What to do if you Receive a Letter from the IRS
As you know all initial communication from the IRS will be in the form of a letter delivered to you by the US Post Office. The IRS sends out letters for reasons other than an audit. For example, the IRS routinely sends out letters advising a taxpayer that a balance is owed, that the refund shown on a return has been adjusted, that additional information is needed or that the taxpayer’s identity needs to be verified. What should you do if you get a letter from the IRS?
- Open the envelope immediately! Do not ignore the letter as most taxpayers do. Some rights are time limited and failure to act will cause the loss of these rights.
- Do not panic. Not all letters from the IRS are bad news. The letter may be providing you important information about your tax return or your account.
- Read the letter carefully. Do you agree with its contents? If so, no additional action is necessary. If you agree, there is no need to call the IRS.
- Take action. If you do not agree with the letter, then follow the instructions provided in the letter.
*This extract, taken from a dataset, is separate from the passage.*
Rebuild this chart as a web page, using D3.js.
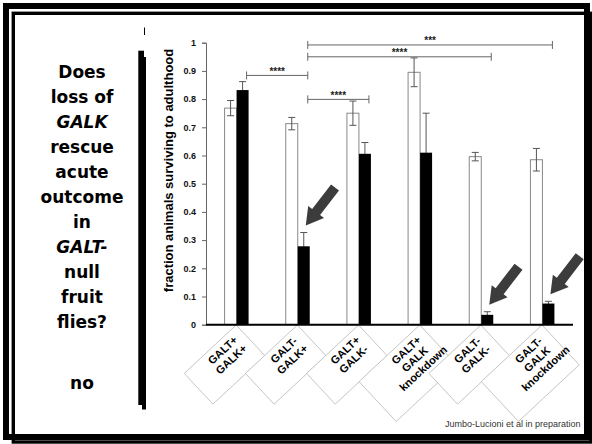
<!DOCTYPE html>
<html><head><meta charset="utf-8">
<script src="https://cdn.jsdelivr.net/npm/d3@7"></script>
<style>body{margin:0;background:#fff}svg{display:block}</style>
</head><body>
<svg id="chart" width="592" height="444"></svg>
<script>
// genotype groups, one label line per entry
var categories = [
    ["GALT+", "GALK+"],
    ["GALT-", "GALK+"],
    ["GALT+", "GALK-"],
    ["GALT+", "GALK", "knockdown"],
    ["GALT-", "GALK-"],
    ["GALT-", "GALK", "knockdown"]
];
var whiteValues = [0.768, 0.713, 0.750, 0.895, 0.596, 0.585];
var whiteErrors = [0.027, 0.022, 0.043, 0.051, 0.015, 0.040];
var blackValues = [0.832, 0.278, 0.606, 0.610, 0.035, 0.075];
var blackErrors = [0.030, 0.049, 0.040, 0.140, 0.011, 0.008];
var yTicks = [0, 0.1, 0.2, 0.3, 0.4, 0.5, 0.6, 0.7, 0.8, 0.9, 1];

// significance brackets (group indexes)
var compFrom = [0, 1, 1, 1];
var compTo = [1, 2, 4, 5];
var compLevel = [0.884, 0.799, 0.950, 0.992];
var compLabels = ["****", "****", "****", "***"];

var arrowGroups = [1, 4, 5];

var questionLines = ["Does", "loss of", "GALK", "rescue", "acute", "outcome", "in", "GALT-", "null", "fruit", "flies?"];
var answerText = "no";
var yLabel = "fraction animals surviving to adulthood";
var citation = "Jumbo-Lucioni et al in preparation";

var svg = d3.select("#chart");

// frame
svg.append("rect").attr("x", 6).attr("y", 6).attr("width", 581).attr("height", 431)
    .attr("fill", "none").attr("stroke", "#000").attr("stroke-width", 6);
svg.append("rect").attr("x", 13.3).attr("y", 13.3).attr("width", 577.7).attr("height", 428.7)
    .attr("fill", "none").attr("stroke", "#000").attr("stroke-width", 3.4);

// left question panel
var q = svg.append("g").attr("font-family", "DejaVu Sans, sans-serif")
    .attr("font-weight", "bold").attr("font-size", 17).attr("text-anchor", "middle");
questionLines.forEach(function(t, i) {
    q.append("text").attr("x", 82).attr("y", 78 + i * 25)
        .attr("font-style", (t == "GALK" || t == "GALT-") ? "italic" : null)
        .text(t);
});
q.append("text").attr("x", 82).attr("y", 389).text(answerText);

svg.append("rect").attr("x", 138.3).attr("y", 50.7).attr("width", 5.7).attr("height", 354.3).attr("fill", "#000");
svg.append("rect").attr("x", 142).attr("y", 57).attr("width", 4).attr("height", 352.5).attr("fill", "#000");
svg.append("line").attr("x1", 144.5).attr("x2", 144.5).attr("y1", 27.5).attr("y2", 35).attr("stroke", "#000").attr("stroke-width", 1);

// scales
var x = d3.scaleBand().domain(d3.range(categories.length)).range([206, 573]);
var x1 = d3.scaleBand().domain(["w", "b"]).range([x.bandwidth() / 2 - 12, x.bandwidth() / 2 + 12]);
var y = d3.scaleLinear().domain([0, 1]).range([324.7, 42.7]);
var bw = x1.bandwidth();

function blackCenter(i) { return x(i) + x1("b") + bw / 2; }
function whiteCenter(i) { return x(i) + x1("w") + bw / 2; }

// category label boxes, tilted
categories.forEach(function(lines, i) {
    var extra = lines.length - 2;
    var g = svg.append("g")
        .attr("transform", "translate(" + (x(i) + x.bandwidth() / 2 - 14) + ",350) rotate(-43)");
    g.append("rect").attr("x", -44 - extra * 12).attr("y", -9)
        .attr("width", 71 + extra * 12)
        .attr("height", lines.length * 12.5 + 17)
        .attr("fill", "#fff").attr("stroke", "#bbb").attr("stroke-width", 0.8);
    lines.forEach(function(t, j) {
        g.append("text").attr("x", 0).attr("y", j * 12.5 + 4)
            .attr("text-anchor", "middle")
            .attr("font-family", "Liberation Sans, Arial, sans-serif")
            .attr("font-weight", "bold").attr("font-size", 11)
            .text(t);
    });
});

// black error bars go under the black bars
function errBar(cx, v, e) {
    var g = svg.append("g").attr("stroke", "#555").attr("stroke-width", 1);
    g.append("line").attr("x1", cx).attr("x2", cx).attr("y1", y(v - e)).attr("y2", y(v + e));
    g.append("line").attr("x1", cx - 3.5).attr("x2", cx + 3.5).attr("y1", y(v + e)).attr("y2", y(v + e));
    g.append("line").attr("x1", cx - 3.5).attr("x2", cx + 3.5).attr("y1", y(v - e)).attr("y2", y(v - e));
}
blackValues.forEach(function(v, i) { errBar(blackCenter(i), v, blackErrors[i]); });

svg.append("g").selectAll("rect").data(whiteValues).join("rect")
    .attr("x", function(d, i) { return x(i) + x1("w"); })
    .attr("y", function(d) { return y(d); })
    .attr("width", bw)
    .attr("height", function(d) { return y(0) - y(d); })
    .attr("fill", "#fff").attr("stroke", "#888").attr("stroke-width", 1);

svg.append("g").selectAll("rect").data(blackValues).join("rect")
    .attr("x", function(d, i) { return x(i) + x1("b"); })
    .attr("y", function(d) { return y(d); })
    .attr("width", bw)
    .attr("height", function(d) { return y(0) - y(d); })
    .attr("fill", "#000");

whiteValues.forEach(function(v, i) { errBar(whiteCenter(i), v, whiteErrors[i]); });

// axes
var yAxis = svg.append("g").attr("transform", "translate(206,0)")
    .call(d3.axisLeft(y).tickValues(yTicks).tickSize(4).tickPadding(6)
        .tickFormat(function(d) { return d3.format("")(+d.toFixed(1)); }));
yAxis.select(".domain").attr("stroke", "#666");
yAxis.selectAll(".tick line").attr("stroke", "#666");
yAxis.selectAll("text").attr("font-family", "Liberation Sans, Arial, sans-serif")
    .attr("font-weight", "bold").attr("font-size", 9).attr("fill", "#111");

svg.append("line").attr("x1", 206).attr("x2", 573).attr("y1", y(0)).attr("y2", y(0))
    .attr("stroke", "#000").attr("stroke-width", 2);

svg.append("text")
    .attr("transform", "translate(173,170.5) rotate(-90)")
    .attr("text-anchor", "middle")
    .attr("font-family", "Liberation Sans, Arial, sans-serif")
    .attr("font-weight", "bold").attr("font-size", 13)
    .text(yLabel);

// significance brackets
compFrom.forEach(function(a, k) {
    var x0 = blackCenter(a) + 4, x2 = blackCenter(compTo[k]) + 4, yy = y(compLevel[k]);
    var g = svg.append("g").attr("stroke", "#666").attr("stroke-width", 1);
    g.append("line").attr("x1", x0).attr("x2", x2).attr("y1", yy).attr("y2", yy);
    g.append("line").attr("x1", x0).attr("x2", x0).attr("y1", yy - 4).attr("y2", yy + 4);
    g.append("line").attr("x1", x2).attr("x2", x2).attr("y1", yy - 4).attr("y2", yy + 4);
    svg.append("text").attr("x", (x0 + x2) / 2).attr("y", yy - 0.5)
        .attr("text-anchor", "middle")
        .attr("font-family", "Liberation Sans, Arial, sans-serif")
        .attr("font-weight", "bold").attr("font-size", 10).attr("fill", "#222")
        .text(compLabels[k]);
});

// arrows pointing at the low black bars
arrowGroups.forEach(function(i) {
    var tipX = blackCenter(i) + 2,
        tipY = y(blackValues[i] + blackErrors[i]) - 7;
    var pts = [[0, 0], [-17, -10], [-17, -5], [-48, -5], [-48, 5], [-17, 5], [-17, 10]];
    svg.append("polygon")
        .attr("points", pts.map(function(p) { return p.join(","); }).join(" "))
        .attr("transform", "translate(" + tipX + "," + tipY + ") rotate(127.6)")
        .attr("fill", "#3c3c3c");
});

svg.append("text").attr("x", 580.5).attr("y", 427).attr("text-anchor", "end")
    .attr("font-family", "Liberation Sans, Arial, sans-serif")
    .attr("font-size", 9).attr("fill", "#333")
    .text(citation);
</script>
</body></html>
- Act in a timely manner. Comply with the deadlines imposed by the IRS in the letter and resolve the issue as quickly as possible. This minimizes the interest and penalties which may apply and preserves any rights you may be entitled to.
- Pay amounts due. If you agree with the balance, pay as quickly as possible. If you are unable to pay the full amount, pay as much as you can. If you cannot pay at all, reach out to the IRS for a payment arrangement.
- Keep a copy of the letter. You may need to access this letter in the future.
- Avoid scams. Make sure the letter is really coming from the IRS.
- Call a professional. Understand that there are times when the do-it-yourself method is not in your best interest. If you are unsure, do not speak to the IRS on your own. The IRS is not really your friend!